On 2025-01-02 20:43:12, Robert Haas wrote:
I don't actually have a clear understanding of why we need this. In
https://www.postgresql.org/message-id/CAKZiRmyaFFvxyEYGG_hu0F-EVEcqcnveH23MULhW6UY_jwykGw%40mail.gmail.com
Jakub says that an EDB customer experienced a case where the
partitionwise plan took 530+s and the non-partitionwise plan took 23s,
but unfortunately there's no public test case, and in the examples
shared publicly, either the partionwise plan is actually slower but is
mistakenly estimated to be faster, or the two are extremely close to
the same speed so it doesn't really matter. So the customer scenario
(which is not public) is justification for a code-change, but the
publicly-posted examples, as far as I can see, are not.

The Q1 you mentioned sadly isn't a real test case, where I can measure performance impact. More an academic difference in costs, which I don't fully comprehend as of now.

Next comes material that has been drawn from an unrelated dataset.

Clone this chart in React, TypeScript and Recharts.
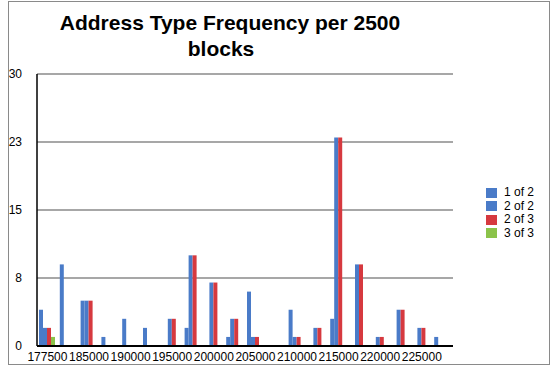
import React from 'react';
import { BarChart, Bar, XAxis, YAxis, CartesianGrid } from 'recharts';

const categories = [
  '177500', '182500', '185000', '187500', '190000', '192500', '195000', '197500', '200000', '202500',
  '205000', '207500', '210000', '212500', '215000', '217500', '220000', '222500', '225000', '227500',
];
const oneOfTwo = [4, 9, 5, 1, 3, 2, 0, 2, 0, 1, 6, 0, 4, 0, 3, 0, 0, 0, 0, 1];
const twoOfTwo = [2, 0, 5, 0, 0, 0, 3, 10, 7, 3, 1, 0, 1, 2, 23, 9, 1, 4, 2, 0];
const twoOfThree = [2, 0, 5, 0, 0, 0, 3, 10, 7, 3, 1, 0, 1, 2, 23, 9, 1, 4, 2, 0];
const threeOfThree = [1, 0, 0, 0, 0, 0, 0, 0, 0, 0, 0, 0, 0, 0, 0, 0, 0, 0, 0, 0];
const yTicks = [0, 7.5, 15, 22.5, 30];

const seriesNames = ['1 of 2', '2 of 2', '2 of 3', '3 of 3'];
const seriesColors = ['#4a7bc8', '#4a7bc8', '#d6393f', '#8bc34a'];
const seriesKeys = ['a', 'b', 'c', 'd'];

const data = categories.map((c, i) => ({
  cat: c,
  a: oneOfTwo[i],
  b: twoOfTwo[i],
  c: twoOfThree[i],
  d: threeOfThree[i],
}));

const FONT = '"Liberation Sans", Arial, Helvetica, sans-serif';

export default function App() {
  return (
    <div style={{ position: 'absolute', left: 0, top: 0, width: 557, height: 377, background: '#fff', fontFamily: FONT }}>
      <div style={{ position: 'absolute', left: 8, top: 1, width: 540, height: 362, border: '1px solid #8a8a8a' }} />
      <div style={{ position: 'absolute', left: 30, width: 400, top: 10, textAlign: 'center', fontWeight: 'bold', fontSize: 21, lineHeight: '26px', color: '#000' }}>
        Address Type Frequency per 2500
      </div>
      <div style={{ position: 'absolute', left: 21, width: 400, top: 36, textAlign: 'center', fontWeight: 'bold', fontSize: 21, lineHeight: '26px', color: '#000' }}>
        blocks
      </div>
      <div style={{ position: 'absolute', left: 0, top: 0 }}>
        <BarChart
          width={557}
          height={377}
          data={data}
          margin={{ top: 74, right: 104, bottom: 11, left: 0 }}
          barGap={0}
          barSize={4}
        >
          <CartesianGrid vertical={false} stroke="#8a8a8a" strokeWidth={1.5} />
          <XAxis
            dataKey="cat"
            interval={1}
            tickLine={false}
            tickSize={0}
            tickMargin={6}
            height={20}
            axisLine={{ stroke: '#000', strokeWidth: 2 }}
            tick={{ fill: '#000', fontSize: 12, fontFamily: FONT }}
          />
          <YAxis
            domain={[0, 30]}
            ticks={yTicks}
            tickFormatter={(v: number) => String(Math.round(v))}
            width={37}
            tickLine={false}
            tickSize={0}
            tickMargin={15}
            axisLine={{ stroke: '#000', strokeWidth: 1.5 }}
            tick={{ fill: '#000', fontSize: 12, fontFamily: FONT }}
            allowDecimals
          />
          {seriesKeys.map((k, i) => (
            <Bar key={k} dataKey={k} name={seriesNames[i]} fill={seriesColors[i]} isAnimationActive={false} />
          ))}
        </BarChart>
      </div>
      <div style={{ position: 'absolute', left: 486, top: 186, fontSize: 12, lineHeight: '13.5px', color: '#000' }}>
        {seriesNames.map((n, i) => (
          <div key={n} style={{ display: 'flex', alignItems: 'center', height: 13.5 }}>
            <span style={{ display: 'inline-block', width: 11, height: 10, background: seriesColors[i], marginRight: 7 }} />
            <span>{n}</span>
          </div>
        ))}
      </div>
    </div>
  );
}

On 2025-10-28 21:17, Robert Haas wrote:

[...]In the Q1 case, above, we
apparently reduce the cost specifically by not flushing the path list.
But here, we just end up picking a nearly equivalent path with a
nearly-equivalent cost. At least, that means the test case isn't
likely to be stable, and we could just patch around that, as Ashutosh
did, by suppressing partitionwise join (it is not clear whether this
compromises the goals of the test case, but it's not obvious that it
does). But it might also be taken as a worrying indication that plans
of this form are going to come out as either partitionwise or not
based on essentially random factors, which could be viewed as a flaw
in the approach. I'm not really sure which way to view it, and if is a
flaw in the approach, then I'm not sure what to do instead.
While this is probably a common occurrence, the use of CPU cycles is close enough, that I suspect this wouldn't be a massive issue. The main problem I see between these two very similar plans seem to me the potentially very different memory footprint. The work_mem spill file is still independent per worker node. With the patch, I can easily see a world, where that never becomes a problem on some development database, but on the nearly identical live database. This behavior seems incredibly hard to test for.
Thoughts?

Did you encounter a case a in production, that made you reevaluate this thread? If so a public reproducer would be very appreciated.